Вообще же в нацболах парадоксальным и органичным образом соединялось «левое» и «правое», «анархистское» и «консервативное». Глобализм и либеральное двуличие мы ненавидели как чуму.

Нацболов, опередивших время на двадцать лет, большинство воспринимало тогда как маргиналов и дикарей. Страна на тот момент была по большей части аполитична и варилась в русофобской и антисоветской похлёбке, не замечая этого.

Оставленные Россией военные базы в Лурдесе и в Камрани, сброшенная из космоса станция «Мир», — всё это не оставляло иллюзий касательно того, какой видит себя страна в ближайшем будущем. Я не хотел жить в такой стране. Я хотел реванша и возвращения утерянного моим государством.

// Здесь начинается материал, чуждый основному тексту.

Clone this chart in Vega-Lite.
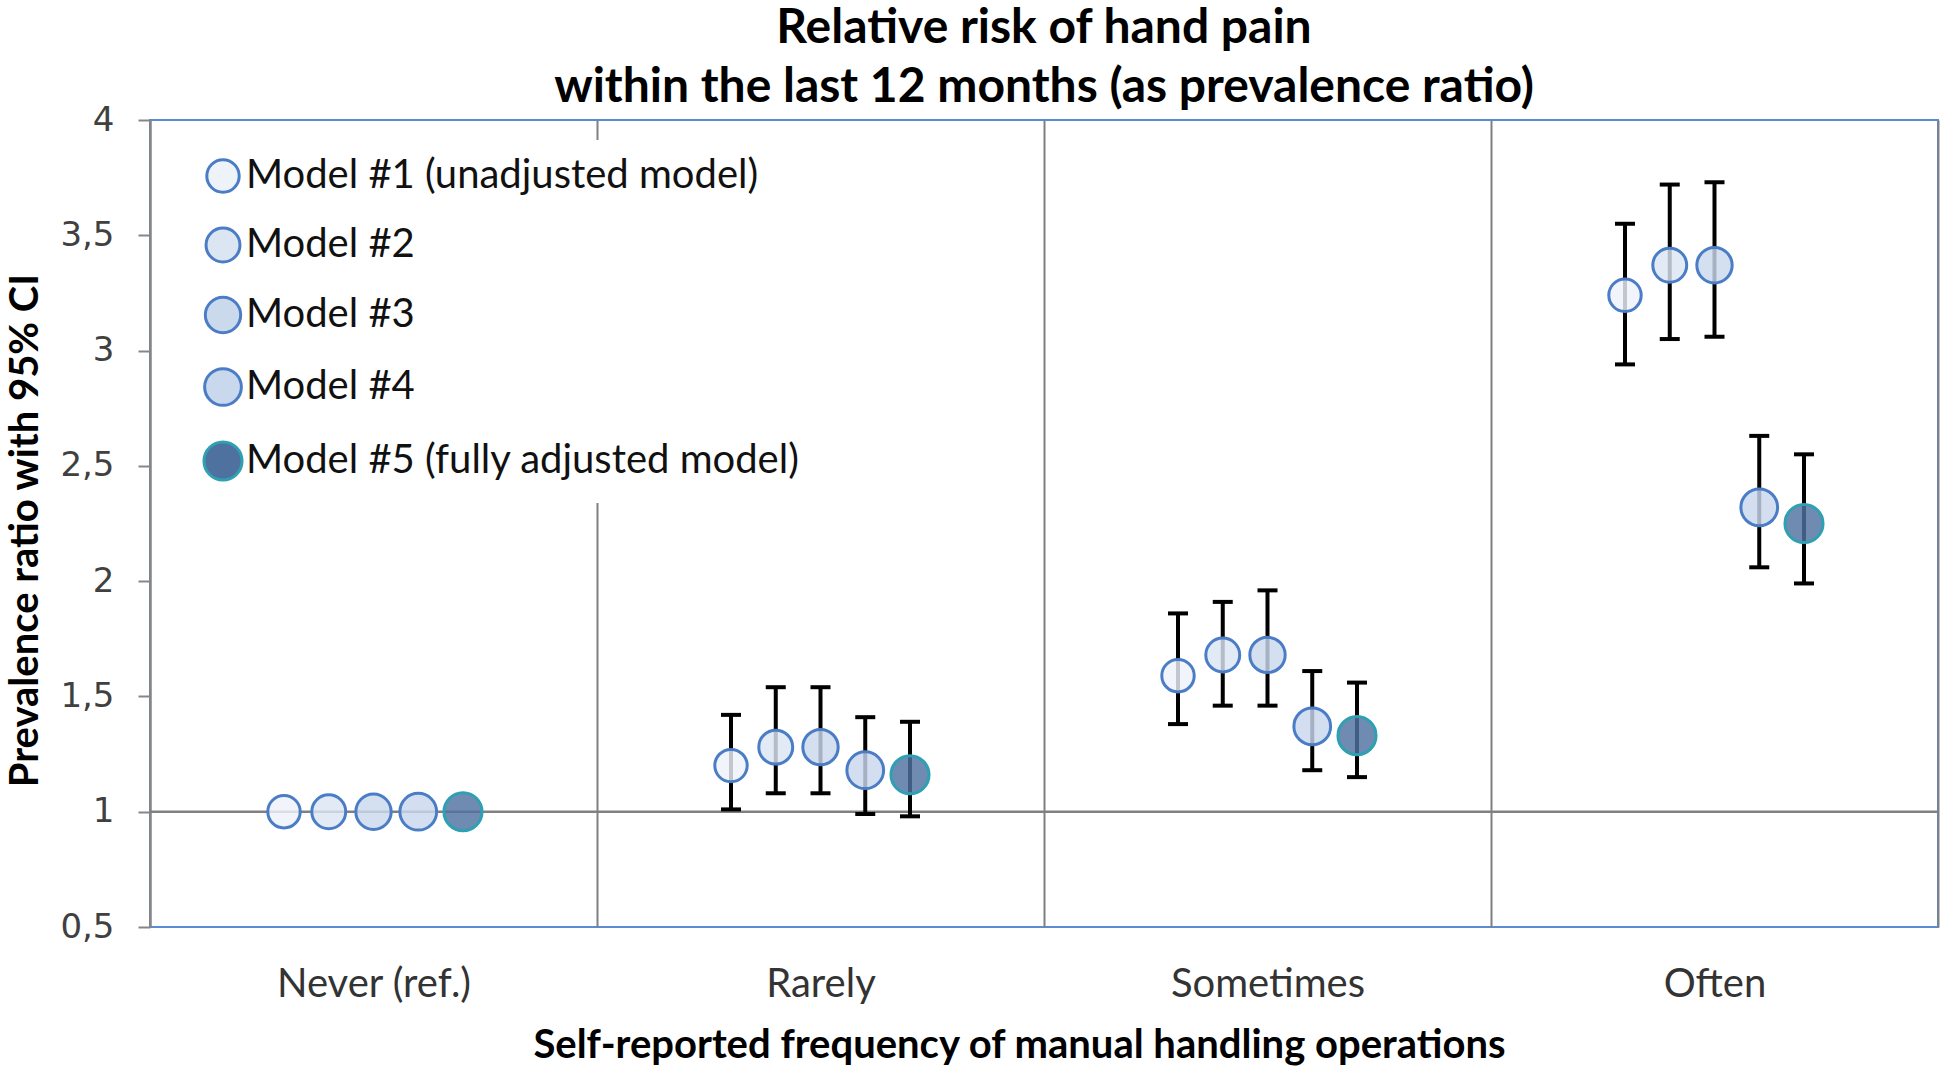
{
  "$schema": "https://vega.github.io/schema/vega-lite/v6.json",
  "width": 1788,
  "height": 807,
  "autosize": {"type": "none"},
  "padding": {"left": 150, "top": 120, "right": 6, "bottom": 147},
  "background": "white",
  "config": {
    "view": {"stroke": "#5b8bd0", "strokeWidth": 2},
    "font": "Lato",
    "legend": {
      "orient": "none", "legendX": 36, "legendY": 20, "title": null,
      "labelFont": "Lato", "labelFontSize": 40, "labelColor": "#111111", "labelLimit": 900,
      "symbolSize": 730, "symbolStrokeWidth": 3, "symbolType": "circle", "symbolOpacity": 1,
      "rowPadding": 23, "labelOffset": 2, "padding": 16, "fillColor": "white"
    }
  },
  "title": {
    "text": ["Relative risk of hand pain", "within the last 12 months (as prevalence ratio)"],
    "font": "Lato", "fontSize": 48, "fontWeight": "bold", "color": "#000000",
    "lineHeight": 59, "anchor": "middle", "offset": -9
  },
  "data": {"values": [
    {"frequency": "Never (ref.)", "model": "Model #1 (unadjusted model)", "pr": 1.0, "lo": null, "hi": null},
    {"frequency": "Never (ref.)", "model": "Model #2", "pr": 1.0, "lo": null, "hi": null},
    {"frequency": "Never (ref.)", "model": "Model #3", "pr": 1.0, "lo": null, "hi": null},
    {"frequency": "Never (ref.)", "model": "Model #4", "pr": 1.0, "lo": null, "hi": null},
    {"frequency": "Never (ref.)", "model": "Model #5 (fully adjusted model)", "pr": 1.0, "lo": null, "hi": null},
    {"frequency": "Rarely", "model": "Model #1 (unadjusted model)", "pr": 1.20, "lo": 1.01, "hi": 1.42},
    {"frequency": "Rarely", "model": "Model #2", "pr": 1.28, "lo": 1.08, "hi": 1.54},
    {"frequency": "Rarely", "model": "Model #3", "pr": 1.28, "lo": 1.08, "hi": 1.54},
    {"frequency": "Rarely", "model": "Model #4", "pr": 1.18, "lo": 0.99, "hi": 1.41},
    {"frequency": "Rarely", "model": "Model #5 (fully adjusted model)", "pr": 1.16, "lo": 0.98, "hi": 1.39},
    {"frequency": "Sometimes", "model": "Model #1 (unadjusted model)", "pr": 1.59, "lo": 1.38, "hi": 1.86},
    {"frequency": "Sometimes", "model": "Model #2", "pr": 1.68, "lo": 1.46, "hi": 1.91},
    {"frequency": "Sometimes", "model": "Model #3", "pr": 1.68, "lo": 1.46, "hi": 1.96},
    {"frequency": "Sometimes", "model": "Model #4", "pr": 1.37, "lo": 1.18, "hi": 1.61},
    {"frequency": "Sometimes", "model": "Model #5 (fully adjusted model)", "pr": 1.33, "lo": 1.15, "hi": 1.56},
    {"frequency": "Often", "model": "Model #1 (unadjusted model)", "pr": 3.24, "lo": 2.94, "hi": 3.55},
    {"frequency": "Often", "model": "Model #2", "pr": 3.37, "lo": 3.05, "hi": 3.72},
    {"frequency": "Often", "model": "Model #3", "pr": 3.37, "lo": 3.06, "hi": 3.73},
    {"frequency": "Often", "model": "Model #4", "pr": 2.32, "lo": 2.06, "hi": 2.63},
    {"frequency": "Often", "model": "Model #5 (fully adjusted model)", "pr": 2.25, "lo": 1.99, "hi": 2.55}
  ]},
  "layer": [
    {
      "data": {"values": [{}]},
      "mark": {"type": "rule", "color": "#808080", "strokeWidth": 2.5},
      "encoding": {"y": {"datum": 1, "type": "quantitative"}}
    },
    {
      "mark": {"type": "rule", "color": "#000000", "strokeWidth": 4},
      "encoding": {
        "x": {"field": "frequency", "type": "nominal", "sort": ["Never (ref.)", "Rarely", "Sometimes", "Often"], "scale": {"paddingInner": 0, "paddingOuter": 0}},
        "xOffset": {"field": "model", "type": "nominal", "scale": {"type": "point", "padding": 0, "range": [134, 313]}},
        "y": {"field": "lo", "type": "quantitative"},
        "y2": {"field": "hi"}
      }
    },
    {
      "mark": {"type": "tick", "color": "#000000", "size": 20, "thickness": 4, "opacity": 1, "orient": "horizontal"},
      "encoding": {
        "x": {"field": "frequency", "type": "nominal", "sort": ["Never (ref.)", "Rarely", "Sometimes", "Often"]},
        "xOffset": {"field": "model", "type": "nominal"},
        "y": {"field": "lo", "type": "quantitative"}
      }
    },
    {
      "mark": {"type": "tick", "color": "#000000", "size": 20, "thickness": 4, "opacity": 1, "orient": "horizontal"},
      "encoding": {
        "x": {"field": "frequency", "type": "nominal", "sort": ["Never (ref.)", "Rarely", "Sometimes", "Often"]},
        "xOffset": {"field": "model", "type": "nominal"},
        "y": {"field": "hi", "type": "quantitative"}
      }
    },
    {
      "mark": {"type": "circle", "strokeWidth": 3, "opacity": 1, "fillOpacity": 0.82},
      "encoding": {
        "x": {
          "field": "frequency", "type": "nominal",
          "sort": ["Never (ref.)", "Rarely", "Sometimes", "Often"],
          "axis": {
            "tickBand": "extent", "grid": true, "gridColor": "#808080", "gridWidth": 2,
            "ticks": false, "domain": false, "labelAngle": 0, "labelAlign": "center", "labelLimit": 500,
            "labelFont": "Lato", "labelFontSize": 40, "labelColor": "#333333", "labelPadding": 57,
            "title": "Self-reported frequency of manual handling operations",
            "titleFont": "Lato", "titleFontSize": 40, "titleFontWeight": "bold", "titleColor": "#000000",
            "titleX": 869, "titleY": 118, "titleBaseline": "middle"
          }
        },
        "xOffset": {"field": "model", "type": "nominal"},
        "y": {
          "field": "pr", "type": "quantitative",
          "scale": {"domain": [0.5, 4], "nice": false, "zero": false},
          "axis": {
            "values": [0.5, 1, 1.5, 2, 2.5, 3, 3.5, 4],
            "labelExpr": "replace(format(datum.value, '~g'), '.', ',')",
            "grid": false, "domainColor": "#868686", "domainWidth": 2,
            "tickColor": "#868686", "tickWidth": 2, "tickSize": 12,
            "labelFont": "DejaVu Sans", "labelFontSize": 34, "labelColor": "#404040", "labelPadding": 24,
            "title": "Prevalence ratio with 95% CI",
            "titleFont": "Lato", "titleFontSize": 40, "titleFontWeight": "bold", "titleColor": "#000000",
            "titleX": -125, "titleY": 410, "titleBaseline": "middle", "titleAlign": "center", "titleAngle": -90
          }
        },
        "fill": {
          "field": "model", "type": "nominal",
          "scale": {
            "domain": ["Model #1 (unadjusted model)", "Model #2", "Model #3", "Model #4", "Model #5 (fully adjusted model)"],
            "range": ["#eef3fa", "#dce6f3", "#cbd9ed", "#c9d8ed", "#4f71a0"]
          },
          "legend": {
            "orient": "none", "legendX": 36, "legendY": 20,
            "encode": {"symbols": {"update": {"size": {"value": 730}, "strokeWidth": {"value": 3}}}}
          }
        },
        "stroke": {
          "field": "model", "type": "nominal",
          "scale": {
            "domain": ["Model #1 (unadjusted model)", "Model #2", "Model #3", "Model #4", "Model #5 (fully adjusted model)"],
            "range": ["#4a7dc5", "#4a7dc5", "#4a7dc5", "#4a7dc5", "#2ea0b2"]
          }
        },
        "size": {
          "field": "model", "type": "nominal",
          "scale": {
            "domain": ["Model #1 (unadjusted model)", "Model #2", "Model #3", "Model #4", "Model #5 (fully adjusted model)"],
            "range": [1050, 1450, 1450, 1450, 2050]
          }
        }
      }
    }
  ]
}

В 2001 году (после разовой публикации в 1997-м) я начал публиковаться в газете «Лимонка» — одна из первых, если не первая моя статья называлась «Я пришёл из России».

В том же году я начал писать роман «Патологии», который был закончен в 2004 году и опубликован сначала в журнале «Север», потом в «Роман-газете», которой руководил Юрий Козлов — отличный и не оценённый по достоинству русский писатель, умный и парадоксальный. Он стал одним из первых читателей моего романа.

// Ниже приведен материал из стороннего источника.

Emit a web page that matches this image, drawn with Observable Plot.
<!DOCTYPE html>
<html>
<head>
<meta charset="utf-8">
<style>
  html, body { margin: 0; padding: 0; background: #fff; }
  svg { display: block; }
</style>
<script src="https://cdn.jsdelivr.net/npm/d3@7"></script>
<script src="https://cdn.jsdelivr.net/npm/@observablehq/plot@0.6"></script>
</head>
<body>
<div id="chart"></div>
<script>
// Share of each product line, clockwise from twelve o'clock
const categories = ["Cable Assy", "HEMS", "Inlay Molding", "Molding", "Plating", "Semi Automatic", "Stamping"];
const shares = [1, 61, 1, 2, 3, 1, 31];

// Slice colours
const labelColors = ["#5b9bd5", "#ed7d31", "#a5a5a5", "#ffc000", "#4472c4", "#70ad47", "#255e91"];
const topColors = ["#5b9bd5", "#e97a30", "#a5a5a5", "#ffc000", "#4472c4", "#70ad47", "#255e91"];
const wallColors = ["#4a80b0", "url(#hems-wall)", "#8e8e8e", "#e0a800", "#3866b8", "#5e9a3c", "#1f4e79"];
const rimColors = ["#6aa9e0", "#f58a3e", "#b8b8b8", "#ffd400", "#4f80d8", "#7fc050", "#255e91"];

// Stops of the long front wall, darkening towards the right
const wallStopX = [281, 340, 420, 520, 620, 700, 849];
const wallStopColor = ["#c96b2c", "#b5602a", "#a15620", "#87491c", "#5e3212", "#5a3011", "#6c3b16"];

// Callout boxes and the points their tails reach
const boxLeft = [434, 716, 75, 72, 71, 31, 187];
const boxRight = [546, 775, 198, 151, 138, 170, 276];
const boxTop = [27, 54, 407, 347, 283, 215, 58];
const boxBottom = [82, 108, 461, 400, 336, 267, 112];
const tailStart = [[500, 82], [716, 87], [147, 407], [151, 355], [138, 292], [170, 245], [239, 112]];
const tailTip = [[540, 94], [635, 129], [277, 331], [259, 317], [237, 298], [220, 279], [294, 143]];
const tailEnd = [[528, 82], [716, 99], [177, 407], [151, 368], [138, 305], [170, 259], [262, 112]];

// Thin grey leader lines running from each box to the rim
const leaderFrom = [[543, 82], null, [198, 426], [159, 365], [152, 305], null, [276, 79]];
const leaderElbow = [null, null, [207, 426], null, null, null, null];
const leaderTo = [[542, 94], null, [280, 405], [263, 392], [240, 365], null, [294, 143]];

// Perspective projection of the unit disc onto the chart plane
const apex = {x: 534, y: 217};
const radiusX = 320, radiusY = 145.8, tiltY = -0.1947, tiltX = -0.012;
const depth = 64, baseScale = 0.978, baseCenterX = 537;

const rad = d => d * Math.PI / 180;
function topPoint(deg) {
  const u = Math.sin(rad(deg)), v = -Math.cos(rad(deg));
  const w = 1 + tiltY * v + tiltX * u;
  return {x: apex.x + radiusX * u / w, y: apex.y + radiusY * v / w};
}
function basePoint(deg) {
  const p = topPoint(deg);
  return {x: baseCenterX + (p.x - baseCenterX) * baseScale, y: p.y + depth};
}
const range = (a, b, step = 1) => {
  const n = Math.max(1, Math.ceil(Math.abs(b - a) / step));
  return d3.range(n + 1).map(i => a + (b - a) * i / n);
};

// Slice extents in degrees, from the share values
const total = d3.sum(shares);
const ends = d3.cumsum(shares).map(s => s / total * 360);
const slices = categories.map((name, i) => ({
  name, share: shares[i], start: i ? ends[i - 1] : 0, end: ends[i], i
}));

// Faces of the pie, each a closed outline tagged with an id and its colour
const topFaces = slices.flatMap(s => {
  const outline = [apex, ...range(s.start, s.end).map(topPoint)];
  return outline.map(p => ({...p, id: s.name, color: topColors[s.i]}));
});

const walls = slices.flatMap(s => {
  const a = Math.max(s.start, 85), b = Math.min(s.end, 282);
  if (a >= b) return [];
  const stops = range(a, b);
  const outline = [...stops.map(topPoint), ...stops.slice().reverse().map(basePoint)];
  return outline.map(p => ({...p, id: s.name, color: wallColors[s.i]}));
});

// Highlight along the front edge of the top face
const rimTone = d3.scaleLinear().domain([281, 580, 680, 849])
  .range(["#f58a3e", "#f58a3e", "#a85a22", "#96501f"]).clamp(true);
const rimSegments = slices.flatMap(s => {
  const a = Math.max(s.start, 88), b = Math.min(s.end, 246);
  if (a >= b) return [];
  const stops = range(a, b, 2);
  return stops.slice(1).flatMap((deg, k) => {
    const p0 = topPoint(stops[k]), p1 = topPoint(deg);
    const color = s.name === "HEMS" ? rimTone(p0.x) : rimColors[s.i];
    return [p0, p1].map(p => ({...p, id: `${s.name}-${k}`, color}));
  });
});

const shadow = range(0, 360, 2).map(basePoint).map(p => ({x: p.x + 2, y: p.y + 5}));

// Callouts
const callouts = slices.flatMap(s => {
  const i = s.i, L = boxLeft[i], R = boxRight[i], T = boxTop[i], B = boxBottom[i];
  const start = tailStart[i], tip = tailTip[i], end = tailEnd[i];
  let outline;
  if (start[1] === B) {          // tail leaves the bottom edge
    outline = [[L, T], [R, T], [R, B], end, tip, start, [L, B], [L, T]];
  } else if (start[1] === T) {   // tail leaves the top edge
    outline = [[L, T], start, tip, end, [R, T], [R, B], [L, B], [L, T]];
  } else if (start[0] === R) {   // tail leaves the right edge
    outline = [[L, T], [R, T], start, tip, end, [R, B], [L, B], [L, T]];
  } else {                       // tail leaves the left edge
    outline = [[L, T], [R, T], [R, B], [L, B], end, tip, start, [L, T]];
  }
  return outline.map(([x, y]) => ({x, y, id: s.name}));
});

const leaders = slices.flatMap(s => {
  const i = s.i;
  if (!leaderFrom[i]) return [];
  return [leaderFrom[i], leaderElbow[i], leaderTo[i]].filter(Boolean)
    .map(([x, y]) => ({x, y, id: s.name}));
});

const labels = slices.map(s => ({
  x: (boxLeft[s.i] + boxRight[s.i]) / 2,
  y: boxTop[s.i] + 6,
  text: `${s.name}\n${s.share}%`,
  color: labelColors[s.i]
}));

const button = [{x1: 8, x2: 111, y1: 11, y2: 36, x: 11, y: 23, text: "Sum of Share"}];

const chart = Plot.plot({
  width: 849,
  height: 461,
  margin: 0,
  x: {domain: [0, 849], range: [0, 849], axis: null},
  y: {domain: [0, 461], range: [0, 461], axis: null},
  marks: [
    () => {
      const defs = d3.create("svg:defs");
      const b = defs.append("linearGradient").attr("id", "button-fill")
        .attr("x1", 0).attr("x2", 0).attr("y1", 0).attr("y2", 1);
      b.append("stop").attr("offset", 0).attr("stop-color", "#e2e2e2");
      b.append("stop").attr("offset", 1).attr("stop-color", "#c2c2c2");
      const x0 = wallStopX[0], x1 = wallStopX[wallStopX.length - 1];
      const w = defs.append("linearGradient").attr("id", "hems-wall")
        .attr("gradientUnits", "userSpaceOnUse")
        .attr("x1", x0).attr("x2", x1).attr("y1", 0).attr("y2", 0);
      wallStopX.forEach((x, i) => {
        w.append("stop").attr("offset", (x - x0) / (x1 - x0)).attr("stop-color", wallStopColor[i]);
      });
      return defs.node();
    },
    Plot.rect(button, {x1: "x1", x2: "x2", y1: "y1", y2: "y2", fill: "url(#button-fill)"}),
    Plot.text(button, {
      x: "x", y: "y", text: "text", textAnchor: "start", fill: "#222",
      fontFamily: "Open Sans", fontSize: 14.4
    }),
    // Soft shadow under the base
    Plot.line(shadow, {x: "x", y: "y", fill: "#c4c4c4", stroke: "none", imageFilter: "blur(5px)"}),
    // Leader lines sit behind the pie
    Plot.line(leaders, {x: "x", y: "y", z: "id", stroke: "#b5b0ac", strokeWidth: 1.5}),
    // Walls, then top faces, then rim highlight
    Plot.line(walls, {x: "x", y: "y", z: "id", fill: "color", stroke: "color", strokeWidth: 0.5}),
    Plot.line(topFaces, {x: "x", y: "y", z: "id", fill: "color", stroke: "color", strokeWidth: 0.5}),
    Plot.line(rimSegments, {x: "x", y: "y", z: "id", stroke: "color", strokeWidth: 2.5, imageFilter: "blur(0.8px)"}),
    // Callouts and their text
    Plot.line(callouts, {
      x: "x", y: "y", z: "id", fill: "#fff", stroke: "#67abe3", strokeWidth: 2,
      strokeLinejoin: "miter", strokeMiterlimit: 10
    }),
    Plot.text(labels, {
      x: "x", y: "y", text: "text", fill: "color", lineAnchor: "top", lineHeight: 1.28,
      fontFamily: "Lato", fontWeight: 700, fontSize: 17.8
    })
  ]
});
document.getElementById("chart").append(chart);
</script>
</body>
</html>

В 2005 году «Патологии» вышли отдельной книжкой в издательстве «Андреевский флаг».

В том году мне исполнилось тридцать лет — странным образом до этого года я никогда не отмечал свои дни рождения, но 7 июля в офис моей газеты на проспекте Гагарина, окна которого выходили во двор СИЗО, пришёл нацбол Илья Шамазов, мы отметили с ним мою днюху вдвоём, и десять последующих лет были практически неразлучны. Илья появляется в качестве персонажа в нескольких моих рассказах.

Илья Шамазов

лидер нижегородского отделения НБП [интервью Л. Зуевой, 2021]

Когда Женька начал активничать в партии, он казался на голову всех старше. Дело даже не в возрасте; у него был статус, работа, сын. Нам, ядру отделения, всё это не светило, было непонятно. Тем интереснее было подглядывать за ним. Как это вообще возможно? — недоумевали мы. Гонять партийных пацанов на физухах, учить делать газету, ходить на митинги.

Потом были и семьи, и прочее, а Женька пошёл уже на новый виток, началась большая литературная жизнь, которой мы сопереживали и радовались, как своему собственному успеху. Но в начале этой жизни он, как мы все, гонял на московские акции «на собаках», выступал, много писал в «Лимонку». Его яркие и умные тексты привлекали в партию людей поумнее, чем мы сами, романтики и самоучки. Иногда, натыкаясь на старые «Лимонки», ловлю себя на том, что вот они магистральные темы его жизни. Все на местах: Леонов, Есенин, Евгений Маркин… Мой папа, изучая газету, как-то крикнул радостно из соседней комнаты: «Сын, чей это отец с Маркиным дружил?» — то был друг его юности. Выяснилось, что наши отцы дружили с одним позабытым, но чудесным рязанским поэтом в разные годы. Прекрасно тесен русский мир.

Помню, как, закупившись книжками в «Фаланстере», Женька отказался перебегать из вагона в вагон по перрону (так обходили задачу платить за дорогу контролерам). Книжки были тяжёлые, и всё ещё дорогие для любого из нас, Женю это не останавливало никогда, если он и умер бы от голода, то от книжного голода. По-свойски Женька объяснил контре — мол, батя, мы же свои, показал делегатскую карточку партии, которую нельзя больше называть, и нас не стали трогать.

Пустяк, а мне запомнилось на всю жизнь. Оказалось, со своим народом можно разговаривать, а ещё можно найти понимание. Нам чаще нравилось лезть на рожон, чем вступать в переговоры. Эта школа Захара (тогда он только становился Захаром) помогла стать нижегородскому отделению одним из лучших в стране. У нас была молодость и задор сотен глаз, и опыт двух-трёх очень ценимых нами наставников и друзей, которые добавляли отделению новое для всей организации измерение.

Статус Захара перерос тогда статус регионалки, его приметил Эдуард. Несколько раз я просил его, когда было сильно надо. Например, на Стратегию из Москвы рванул Немцов. Странно и ненадолго союзник тогда. Захар нехотя приехал, надо было уравновесить московских чужих в информационном поле, мы это понимали. Эдуард говорил мне несколько раз, что рассчитывает, что я буду влиять на Захара. «А надо ли влиять, — думал я про себя. — Захар сам знает, что надо делать».